In India and abroad, it is understood that universities should be administered by academics who better understand their needs. However, it seems that Muslim societies have a predilection for Islamism and authoritarianism, factors evident in the governance of leading minority institutions like the AMU and the Jamia Millia Islamia of Delhi. Regionalism, feudalism and Islamism are undermining north Indian Muslim educational institutions, combined with a failure in the voluntary education sector. P K Abdul Aziz, a southerner from Kerala who did not speak Urdu and did not bend to the pulls of the feudal, Islamist and regional lobbies of north Indians on the AMU campus, was accused of being an enemy of Urdu and forced to quit as VC.

On October 17, at the main function to mark Sir Syed’s 196th birthday, AMU vice chancellor retired Lt Gen Zameer Uddin Shah pledged to turn the university into an “intellectual powerhouse” but Shah has recently shunned the path of setting up expert committees to recruit academics. Instead, he has misused emergency powers to appoint professors, notably in the departments of West Asian studies, English and electronics engineering—one of them being a retired major general with no teaching experience in West Asian studies, another an Islamist ideologue with no research experience in English and a third from the Tablighi Jamaat with no degree in electronics. Shah, a former deputy chief of Indian Army, has relied on recruiting retired military officials to key offices, notably Brig S Ahmad Ali as pro-VC, Gr. Captain Shahrukh Shamshad as registrar and another as an intermediate college principal.

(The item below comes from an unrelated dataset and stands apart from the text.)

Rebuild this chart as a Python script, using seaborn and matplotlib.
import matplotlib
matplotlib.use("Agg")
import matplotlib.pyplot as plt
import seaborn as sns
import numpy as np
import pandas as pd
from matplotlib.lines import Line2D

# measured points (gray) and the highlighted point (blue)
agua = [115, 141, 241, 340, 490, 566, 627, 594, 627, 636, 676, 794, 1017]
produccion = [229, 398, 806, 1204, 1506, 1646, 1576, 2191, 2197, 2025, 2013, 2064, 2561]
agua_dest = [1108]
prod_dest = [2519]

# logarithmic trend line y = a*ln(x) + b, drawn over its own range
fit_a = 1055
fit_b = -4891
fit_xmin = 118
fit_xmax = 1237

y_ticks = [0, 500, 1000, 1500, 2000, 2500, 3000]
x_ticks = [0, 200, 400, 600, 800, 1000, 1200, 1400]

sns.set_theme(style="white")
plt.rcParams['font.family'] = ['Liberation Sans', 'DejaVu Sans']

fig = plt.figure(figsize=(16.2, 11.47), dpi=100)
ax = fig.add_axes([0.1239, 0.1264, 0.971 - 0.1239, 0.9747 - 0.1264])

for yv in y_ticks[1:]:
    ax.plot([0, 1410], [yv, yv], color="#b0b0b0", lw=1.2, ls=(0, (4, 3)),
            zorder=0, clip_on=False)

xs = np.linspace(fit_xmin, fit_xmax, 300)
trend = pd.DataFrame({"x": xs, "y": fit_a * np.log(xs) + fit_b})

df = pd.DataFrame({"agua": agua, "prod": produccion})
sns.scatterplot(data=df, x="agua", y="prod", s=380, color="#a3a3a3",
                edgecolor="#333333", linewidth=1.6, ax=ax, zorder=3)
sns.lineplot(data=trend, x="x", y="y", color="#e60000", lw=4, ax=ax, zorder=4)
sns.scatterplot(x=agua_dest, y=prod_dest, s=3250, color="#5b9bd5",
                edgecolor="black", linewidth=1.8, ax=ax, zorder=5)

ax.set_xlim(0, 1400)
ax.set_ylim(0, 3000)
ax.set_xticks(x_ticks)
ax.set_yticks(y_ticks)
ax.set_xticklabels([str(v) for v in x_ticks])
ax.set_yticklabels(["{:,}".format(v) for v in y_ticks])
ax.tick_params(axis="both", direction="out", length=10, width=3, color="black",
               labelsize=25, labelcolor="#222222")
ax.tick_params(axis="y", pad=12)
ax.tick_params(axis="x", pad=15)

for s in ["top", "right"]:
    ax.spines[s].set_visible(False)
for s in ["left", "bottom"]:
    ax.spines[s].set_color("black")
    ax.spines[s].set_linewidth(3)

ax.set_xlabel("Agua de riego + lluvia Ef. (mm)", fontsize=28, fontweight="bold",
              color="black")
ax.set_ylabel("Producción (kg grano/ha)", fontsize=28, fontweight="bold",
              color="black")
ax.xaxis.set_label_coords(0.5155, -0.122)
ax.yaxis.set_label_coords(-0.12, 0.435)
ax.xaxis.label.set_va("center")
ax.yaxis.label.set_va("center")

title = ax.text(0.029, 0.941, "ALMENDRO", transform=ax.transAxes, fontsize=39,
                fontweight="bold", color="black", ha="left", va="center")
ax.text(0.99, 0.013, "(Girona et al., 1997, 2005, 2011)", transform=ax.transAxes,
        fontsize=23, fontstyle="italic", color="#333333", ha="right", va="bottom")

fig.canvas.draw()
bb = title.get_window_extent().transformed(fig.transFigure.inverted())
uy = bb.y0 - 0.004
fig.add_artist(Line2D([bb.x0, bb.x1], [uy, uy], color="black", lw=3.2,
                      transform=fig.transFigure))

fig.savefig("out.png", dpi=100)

Despite the total absence of government interference in recruitment of its vice chancellor, AMU has been run by retired officers from the military and the Indian administrative service in recent decades. Dr Shamim Akhtar, an assistant professor at AMU’s department of adult and continuing education, says Shah’s reliance on former military officers strengthens a culture of nepotism on campus and damages academic excellence and motivation of the teaching staff whose anger recently stopped him from appointing a military man as caretaker of the medical college. Akhtar rues that elections to the teachers’ association are marked by public demonstrations of regional loyalties, and regionalism—between those from eastern and western UP—prevents recruitment of meritorious teachers.

Insofar as the culture of feudalism, regionalism and Islamism has seeped into the functioning of AMU, it is unlikely that it can shake off these corroding agents, but there is a way forward. On the AMU website, a passage about its founder notes that the Aligarh Institute Gazette, a journal started by Sir Syed, “succeeded in agitating the minds in the traditional Muslim society. Anyone with a poor level of commitment would have backed off in the face of strong opposition but Sir Syed responded by bringing out another journal, Tahzibul Akhlaq”.

The challenge now before AMU and the editors of Tahzibul Akhlaq is to foster a culture of debate that challenges religious orthodoxies among Muslims, thereby creating a wider intellectual base from which reformist Muslim writers in India can advance Sir Syed’s message of enlightenment and reform.

Tufail Ahmad is director of South Asia Studies Project at the Middle East Media Research Institute, Washington DC.